By using powerful space telescopes and ground-based observatories, an international team of astronomers have discovered the first known system of actually seven Earth-size planets orbiting the nearby TRAPPIST-1, which is relatively close to us, in the constellation Aquarius.
"Around a nearby, cold, small star we found 7 rocky Earth-size planets, all of which could have liquid water -- key to life as we know it," NASA posted on Twitter.
Three of these planets are firmly located in the habitable zone, the area around the parent star where a rocky planet is most likely to have liquid water.
The discovery sets a new record for greatest number of habitable-zone planets found around a single star outside our solar system, according to the NASA.
"With the discovery, we have made a giant accelerated leap forward in the search for habitable worlds and life on other worlds," Sara Seager, professor of Planetary Science and Physics, MIT, said. "Potentially because with not just one planet, but several," she added.

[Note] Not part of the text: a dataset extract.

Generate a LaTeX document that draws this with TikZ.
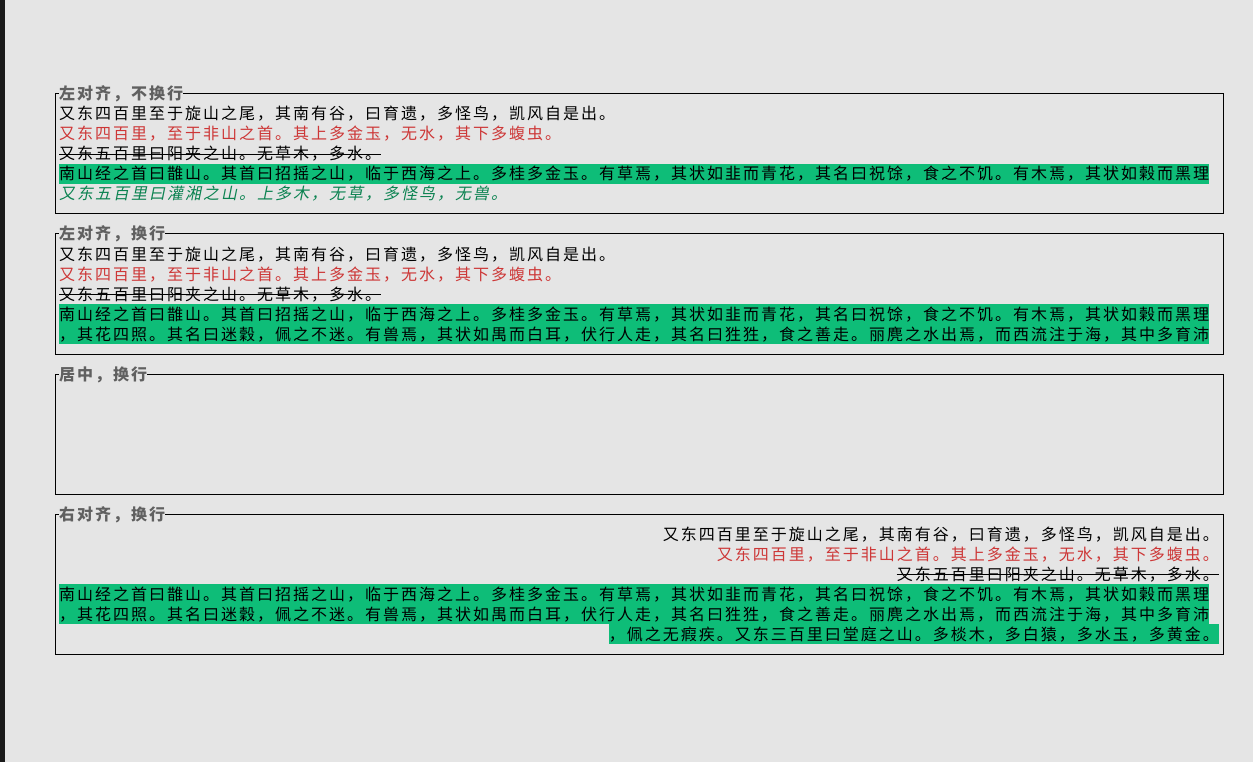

The new results were published Wednesday in the journal Nature, and announced at a news briefing at the NASA Headquarters in Washington.
"The seven wonders of TRAPPIST-1 are the first Earth-size planets that have been found orbiting this kind of star," said Michael Gillon, lead author of the paper and the principal investigator of the TRAPPIST exoplanet survey at the University of Liege, Belgium.
TRAPPIST-1, classified as an small, ultra-cool dwarf, is the new hot topic in astronomy and the search for life outside our solar system. In contrast to our sun, the dwarf is so cool that liquid water could survive on planets orbiting very close to it, closer than is possible on planets in our solar system.
In May 2016, astronomers announced the discovery of three planets in the system, but even then they suspected there might be a few more.
Assisted by several ground-based telescopes, including the European Southern Observatory's Very Large Telescope, NASA's Spitzer Space Telescope confirmed the existence of two of these planets and discovered five additional ones, increasing the number of known planets in the system to seven.
Using Spitzer data, the research team precisely measured the sizes of the seven planets and developed first estimates of the masses of six of them, allowing their density to be estimated. Based on their densities, all of the planets in the system are likely to be rocky.
"Looking for life elsewhere, this system is probably our best bet as of today," Brice-Olivier Demory, professor at the University of Bern's Center for Space and Habitability and one of the authors of the Nature paper, said in a statement.
Earth-like exoplanets orbiting dwarf stars are easier to observe than real Earth twins around solar-type stars, according to the new study.